[WRITTEN INSTRUCTION] Print the listing from its top line through the line containing "yticks = [0, 10, 20, 30, 40, 50, 60]", nothing more, and leave out the pictures.

[DATASET EXTRACT]

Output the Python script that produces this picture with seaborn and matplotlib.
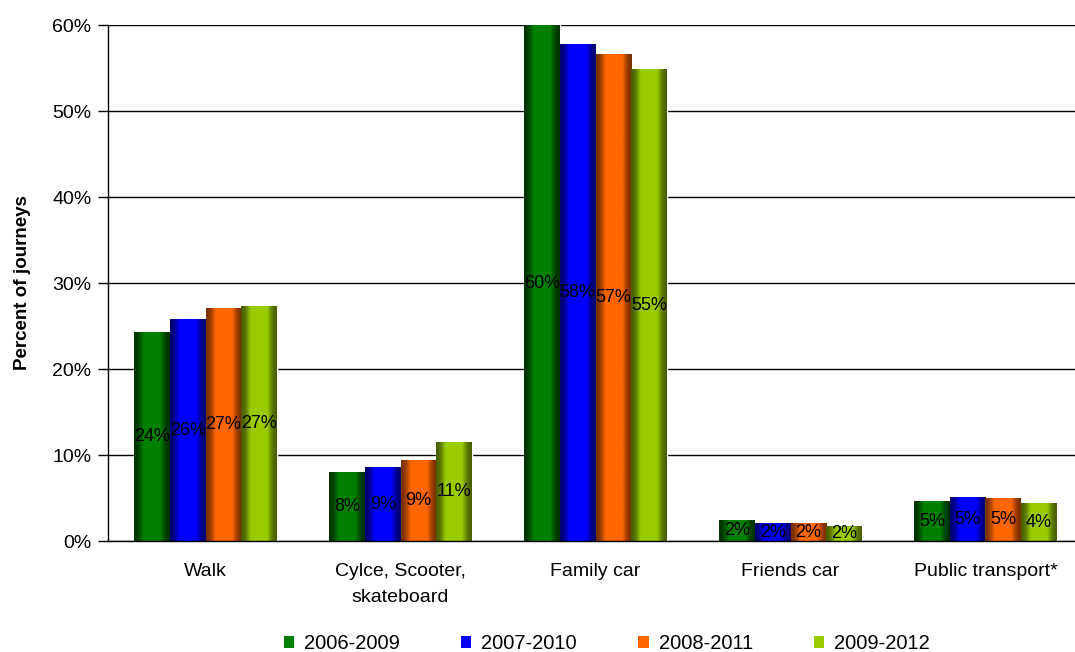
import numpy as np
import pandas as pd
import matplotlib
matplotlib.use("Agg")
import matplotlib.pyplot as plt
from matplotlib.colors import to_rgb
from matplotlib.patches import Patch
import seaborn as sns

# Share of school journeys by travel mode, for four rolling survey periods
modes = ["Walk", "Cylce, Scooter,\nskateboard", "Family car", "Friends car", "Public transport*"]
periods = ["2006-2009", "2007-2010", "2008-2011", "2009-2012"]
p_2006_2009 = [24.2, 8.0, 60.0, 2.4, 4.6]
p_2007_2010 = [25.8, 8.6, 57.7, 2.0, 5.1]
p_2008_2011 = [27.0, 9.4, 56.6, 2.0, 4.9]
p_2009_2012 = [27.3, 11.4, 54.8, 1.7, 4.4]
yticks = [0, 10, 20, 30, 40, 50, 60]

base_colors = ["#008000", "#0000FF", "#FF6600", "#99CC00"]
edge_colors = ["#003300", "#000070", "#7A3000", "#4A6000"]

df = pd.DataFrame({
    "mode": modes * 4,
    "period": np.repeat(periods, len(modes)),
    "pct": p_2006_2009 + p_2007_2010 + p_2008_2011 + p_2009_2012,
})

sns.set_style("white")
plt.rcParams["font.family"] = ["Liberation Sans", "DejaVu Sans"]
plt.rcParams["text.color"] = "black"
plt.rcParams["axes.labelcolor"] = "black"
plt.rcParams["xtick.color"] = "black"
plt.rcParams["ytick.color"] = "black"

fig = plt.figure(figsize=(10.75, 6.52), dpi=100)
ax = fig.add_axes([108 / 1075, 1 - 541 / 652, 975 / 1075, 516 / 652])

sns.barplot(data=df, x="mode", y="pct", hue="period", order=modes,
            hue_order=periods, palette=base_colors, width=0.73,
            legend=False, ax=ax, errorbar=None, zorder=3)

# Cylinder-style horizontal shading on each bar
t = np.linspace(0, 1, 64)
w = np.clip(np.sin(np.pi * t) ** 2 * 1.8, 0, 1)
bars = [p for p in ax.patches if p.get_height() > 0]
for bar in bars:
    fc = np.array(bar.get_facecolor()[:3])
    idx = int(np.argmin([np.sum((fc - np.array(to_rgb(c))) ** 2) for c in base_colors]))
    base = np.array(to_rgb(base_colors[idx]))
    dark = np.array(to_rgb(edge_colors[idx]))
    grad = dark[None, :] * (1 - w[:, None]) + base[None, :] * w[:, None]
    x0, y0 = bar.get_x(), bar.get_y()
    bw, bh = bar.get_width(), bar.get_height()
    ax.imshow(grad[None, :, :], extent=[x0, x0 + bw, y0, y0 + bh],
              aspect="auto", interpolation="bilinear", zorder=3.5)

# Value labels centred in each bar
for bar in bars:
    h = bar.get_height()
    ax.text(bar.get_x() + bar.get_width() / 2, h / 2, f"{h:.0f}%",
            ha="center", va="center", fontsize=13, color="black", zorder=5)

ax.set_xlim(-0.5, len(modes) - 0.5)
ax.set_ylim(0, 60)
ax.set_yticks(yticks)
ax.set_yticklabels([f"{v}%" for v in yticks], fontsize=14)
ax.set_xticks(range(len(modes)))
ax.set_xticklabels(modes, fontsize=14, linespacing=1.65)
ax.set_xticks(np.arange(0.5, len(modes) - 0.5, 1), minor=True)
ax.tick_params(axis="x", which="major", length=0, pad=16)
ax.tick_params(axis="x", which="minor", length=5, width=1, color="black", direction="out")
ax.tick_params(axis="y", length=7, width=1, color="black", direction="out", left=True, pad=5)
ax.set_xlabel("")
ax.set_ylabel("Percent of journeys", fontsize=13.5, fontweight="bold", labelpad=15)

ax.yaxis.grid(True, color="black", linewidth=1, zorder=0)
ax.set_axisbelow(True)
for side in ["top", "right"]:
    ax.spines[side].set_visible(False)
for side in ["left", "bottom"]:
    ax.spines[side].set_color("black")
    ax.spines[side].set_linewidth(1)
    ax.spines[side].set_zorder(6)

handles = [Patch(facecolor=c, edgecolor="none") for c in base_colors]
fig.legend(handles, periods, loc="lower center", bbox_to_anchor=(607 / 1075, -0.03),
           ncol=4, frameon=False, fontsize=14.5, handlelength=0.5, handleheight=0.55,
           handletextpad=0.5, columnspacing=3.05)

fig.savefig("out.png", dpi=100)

[RESPONSE TO THIS EXERCISE]
Output the Python script that produces this picture with seaborn and matplotlib.
import numpy as np
import pandas as pd
import matplotlib
matplotlib.use("Agg")
import matplotlib.pyplot as plt
from matplotlib.colors import to_rgb
from matplotlib.patches import Patch
import seaborn as sns

# Share of school journeys by travel mode, for four rolling survey periods
modes = ["Walk", "Cylce, Scooter,\nskateboard", "Family car", "Friends car", "Public transport*"]
periods = ["2006-2009", "2007-2010", "2008-2011", "2009-2012"]
p_2006_2009 = [24.2, 8.0, 60.0, 2.4, 4.6]
p_2007_2010 = [25.8, 8.6, 57.7, 2.0, 5.1]
p_2008_2011 = [27.0, 9.4, 56.6, 2.0, 4.9]
p_2009_2012 = [27.3, 11.4, 54.8, 1.7, 4.4]
yticks = [0, 10, 20, 30, 40, 50, 60]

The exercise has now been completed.